Which (base R) functions do you know that support the split-apply-combine strategy? In your opinion, are these sufficient? State why or why not?

There are many different functions within base R that support the split-apply-combine strategy. Hadley touches on this discussion in the beginning parts of her paper; one of the most commonly used functions for this in base R is probably the aggregate function. This function works by combining or grouping data by common values of a factor to then generate summary statistics or apply functions for those groups.

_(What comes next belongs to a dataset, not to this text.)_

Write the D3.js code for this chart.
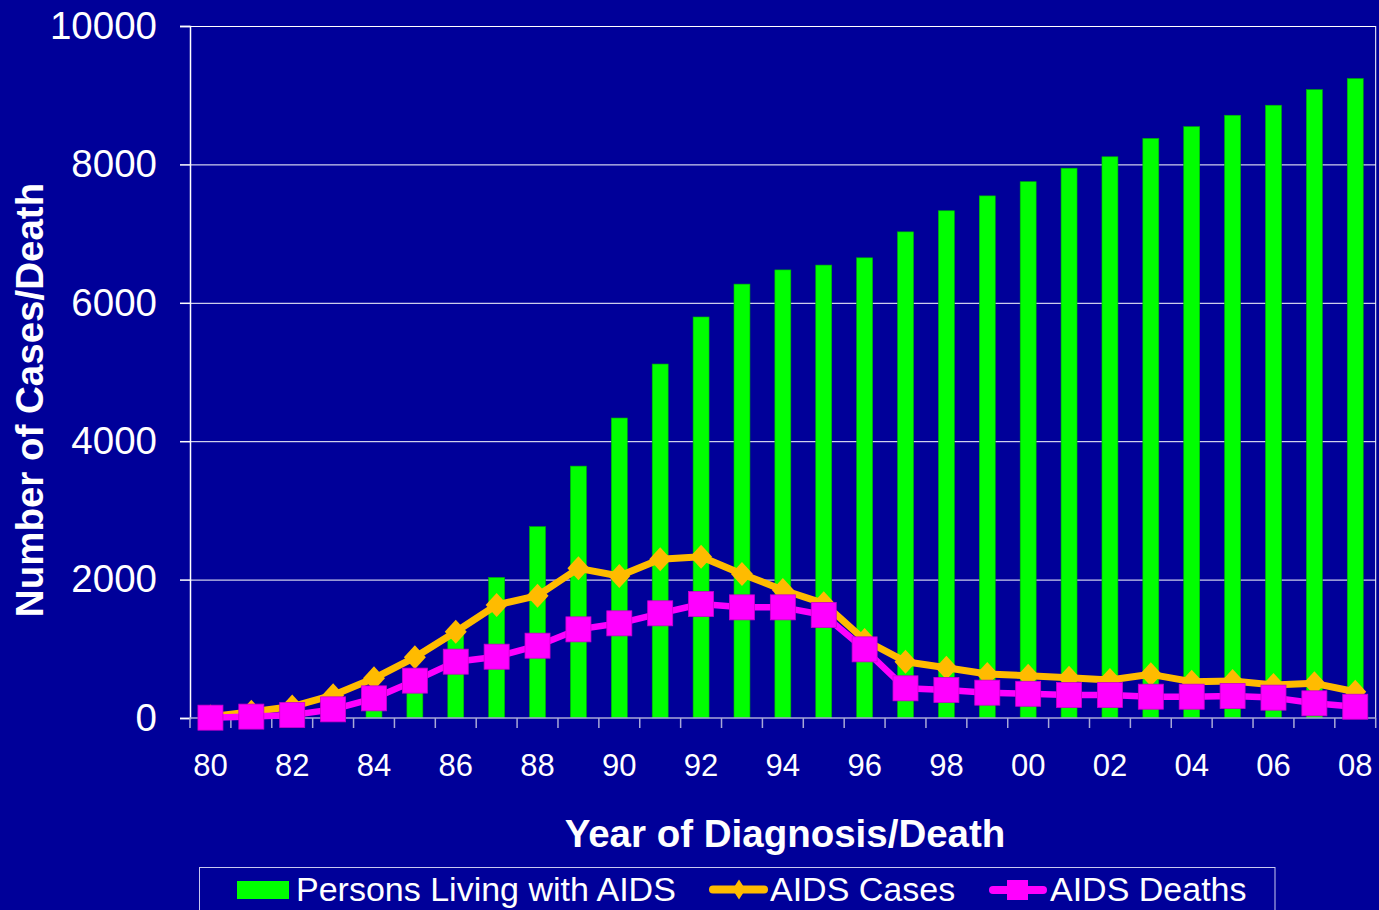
<!DOCTYPE html>
<html>
<head>
<meta charset="utf-8">
<script src="https://d3js.org/d3.v7.min.js"></script>
<style>
  body { margin: 0; background: #000099; }
  svg { display: block; }
</style>
</head>
<body>
<div id="chart"></div>
<script>
// data
const years = ["80","81","82","83","84","85","86","87","88","89","90","91","92","93","94",
               "95","96","97","98","99","00","01","02","03","04","05","06","07","08"];
const living = [10, 30, 80, 200, 400, 700, 1200, 2030, 2765, 3640, 4335, 5115, 5795, 6270, 6475,
                6545, 6650, 7025, 7330, 7545, 7750, 7945, 8110, 8375, 8545, 8710, 8855, 9080, 9240];
const cases = [20, 90, 165, 330, 573, 877, 1247, 1633, 1768, 2163, 2052, 2293, 2331, 2081, 1850,
               1657, 1127, 814, 727, 636, 610, 583, 549, 631, 525, 535, 477, 501, 380];
const deaths = [5, 20, 43, 125, 284, 540, 814, 886, 1045, 1281, 1368, 1513, 1647, 1599, 1599,
                1488, 992, 429, 405, 366, 350, 332, 332, 308, 308, 318, 294, 212, 163];
const yTicks = [0, 2000, 4000, 6000, 8000, 10000];
const xLabels = years.filter((d, i) => i % 2 === 0);
const legendNames = ["Persons Living with AIDS", "AIDS Cases", "AIDS Deaths"];

const font = "'Liberation Sans', Arial, sans-serif";

// set the dimensions and margins of the graph
const W = 1379, H = 910;
const margin = {top: 26, right: 3.3, bottom: 192, left: 190},
    width = W - margin.left - margin.right,
    height = H - margin.top - margin.bottom;

const svg = d3.select("#chart")
  .append("svg")
    .attr("width", W)
    .attr("height", H)
    .style("font-family", font);

svg.append("rect").attr("width", W).attr("height", H).attr("fill", "#000099");

const g = svg.append("g")
    .attr("transform", `translate(${margin.left},${margin.top})`);

const x = d3.scaleBand().domain(years).range([0, width]).padding(0);
const y = d3.scaleLinear().domain([0, 10000]).range([height, 0]);
const cx = d => x(d) + x.bandwidth() / 2;

// gridlines
g.append("g")
    .call(d3.axisLeft(y).tickValues(yTicks.slice(1)).tickSize(-width).tickFormat(""))
    .call(s => s.select(".domain").remove())
    .selectAll("line").attr("stroke", "#ffffff").attr("stroke-width", 1);

// right border
g.append("line")
    .attr("x1", width).attr("x2", width).attr("y1", 0).attr("y2", height)
    .attr("stroke", "#ffffff");

// Y axis
const yAxis = g.append("g")
    .call(d3.axisLeft(y).tickValues(yTicks).tickSize(10).tickPadding(23).tickFormat(d3.format("d")));
yAxis.select(".domain").attr("stroke", "#ffffff").attr("stroke-width", 1.5);
yAxis.selectAll("line").attr("stroke", "#ffffff").attr("stroke-width", 1.5);
yAxis.selectAll("text").attr("fill", "#ffffff").style("font-size", "38.5px").style("font-family", font);

// bars
const barW = x.bandwidth() * 0.39;
g.selectAll(".bar")
  .data(living)
  .join("rect")
    .attr("class", "bar")
    .attr("x", (d, i) => cx(years[i]) - barW / 2)
    .attr("y", d => y(d))
    .attr("width", barW)
    .attr("height", d => height - y(d))
    .attr("fill", "#00ff00")
    .attr("stroke", "#00b400")
    .attr("stroke-width", 0.6);

// X axis line + boundary ticks
g.append("line")
    .attr("x1", 0).attr("x2", width).attr("y1", height).attr("y2", height)
    .attr("stroke", "#a8a8d8").attr("stroke-width", 1.5);
g.selectAll(".xtick")
  .data(years.map(d => x(d)).concat([width]))
  .join("line")
    .attr("class", "xtick")
    .attr("x1", d => d).attr("x2", d => d)
    .attr("y1", height).attr("y2", height + 10)
    .attr("stroke", "#a8a8d8").attr("stroke-width", 1.5);

const xAxis = g.append("g")
    .attr("transform", `translate(0,${height})`)
    .call(d3.axisBottom(x).tickValues(xLabels).tickSize(0).tickPadding(36));
xAxis.select(".domain").remove();
xAxis.selectAll("text").attr("fill", "#ffffff").style("font-size", "31px").style("font-family", font);

// lines
const line = d3.line().x((d, i) => cx(years[i])).y(d => y(d));
const diamond = "M0,-12L11,0L0,12L-11,0Z";

g.append("path")
    .datum(cases)
    .attr("d", line)
    .attr("fill", "none")
    .attr("stroke", "#ffbb00")
    .attr("stroke-width", 7)
    .attr("stroke-linejoin", "round");
g.selectAll(".dia")
  .data(cases)
  .join("path")
    .attr("class", "dia")
    .attr("transform", (d, i) => `translate(${cx(years[i])},${y(d)})`)
    .attr("d", diamond)
    .attr("fill", "#ffbb00");

g.append("path")
    .datum(deaths)
    .attr("d", line)
    .attr("fill", "none")
    .attr("stroke", "#ff00ff")
    .attr("stroke-width", 6.5)
    .attr("stroke-linejoin", "round");
g.selectAll(".sq")
  .data(deaths)
  .join("rect")
    .attr("class", "sq")
    .attr("x", (d, i) => cx(years[i]) - 12.5)
    .attr("y", d => y(d) - 12.5)
    .attr("width", 25)
    .attr("height", 25)
    .attr("fill", "#ff00ff")
    .attr("stroke", "#cc00cc")
    .attr("stroke-width", 0.8);

// axis titles
svg.append("text")
    .attr("transform", "translate(43,400) rotate(-90)")
    .attr("text-anchor", "middle")
    .attr("fill", "#ffffff")
    .style("font-size", "38.5px")
    .style("font-weight", "bold")
    .text("Number of Cases/Death");

svg.append("text")
    .attr("x", 785).attr("y", 846.5)
    .attr("text-anchor", "middle")
    .attr("fill", "#ffffff")
    .style("font-size", "38.5px")
    .style("font-weight", "bold")
    .text("Year of Diagnosis/Death");

// Handmade legend
svg.append("rect").attr("x", 199.5).attr("y", 867.5).attr("width", 1075.5).attr("height", 60)
    .attr("fill", "none").attr("stroke", "#c8c8f0").attr("stroke-width", 1);

svg.append("rect").attr("x", 237).attr("y", 881).attr("width", 52).attr("height", 18).attr("fill", "#00ff00");

svg.append("line").attr("x1", 713).attr("x2", 764).attr("y1", 889.5).attr("y2", 889.5)
    .attr("stroke", "#ffbb00").attr("stroke-width", 8).attr("stroke-linecap", "round");
svg.append("path").attr("transform", "translate(739,889.5)")
    .attr("d", "M0,-10L6.5,0L0,10L-6.5,0Z").attr("fill", "#ffbb00");

svg.append("line").attr("x1", 993).attr("x2", 1043).attr("y1", 890).attr("y2", 890)
    .attr("stroke", "#ff00ff").attr("stroke-width", 8).attr("stroke-linecap", "round");
svg.append("rect").attr("x", 1007).attr("y", 880).attr("width", 21).attr("height", 20).attr("fill", "#ff00ff");

const legendX = [296, 770, 1050];
legendNames.forEach((t, i) => {
  svg.append("text")
      .attr("x", legendX[i]).attr("y", 901)
      .attr("fill", "#ffffff")
      .style("font-size", "34px")
      .text(t);
});
</script>
</body>
</html>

As Hadley mentions through, the readability of some base R functions are much more messy as compared to ones that could be used through other packages. In a package like dplyr, we are able to utilize the group_by and summarise functions to complete the same task but produce more readable output and workflow. Whereas the aggregate functions only allows one to apply a single names function to a grouped data the summarise function allows for more functions to be used.

By using this step by step method through grouping and running summaries… the dplyr functions are able to be used together to accomplish more tasks.

In my opinion, I think that there are many different base R functions that support the split_apply-combine strategy that Hadley discusses… however, functions in the dplyr package accomplish the same types of tasks and are generally more easily understand.

The ChatGPT response to the prompt “Describe the split-apply-combine paradigm” is given below. Generally, the chatbot’s answers are decent. ChatGPT does have problems getting details right. Which details would you change in the response?

The “split-apply-combine” paradigm is a data analysis strategy used in statistics and data science to analyze grouped data. It consists of three steps:

Split: The data is first split into groups based on one or more variables of interest.

Apply: A specific operation or function is applied to each group of data, usually for the purpose of aggregating, summarizing, or transforming the data within each group.

Combine: The results of the operation applied to each group are then combined and returned as a single output.

The split-apply-combine paradigm is particularly useful in cases where the data cannot be analyzed as a whole and instead must be analyzed in smaller, more manageable chunks. This allows for more efficient data processing and improved scalability. The paradigm is commonly implemented using tools such as the “groupby” function in the R and Python programming languages, and the “dplyr” library in R.

I do think that the ChatGPT response to the prompt is pretty good. The split-apply-combine does allow one to break down a larger problem into more manageable parts to work with each individually before then combining the dataset together again. Working through this format limits the chance of errors, is less time consuming, and is not as tedious as other methods may be.

You can write your answers directly the README.Rmd file. Make sure that the file knits (you will need to activate any packages your use in your code chunks with a call to library(xxx), where xxx is the name of the package, such as plyr ). Commit your changes and push to your repo; add any files in the README_files directory to your repository.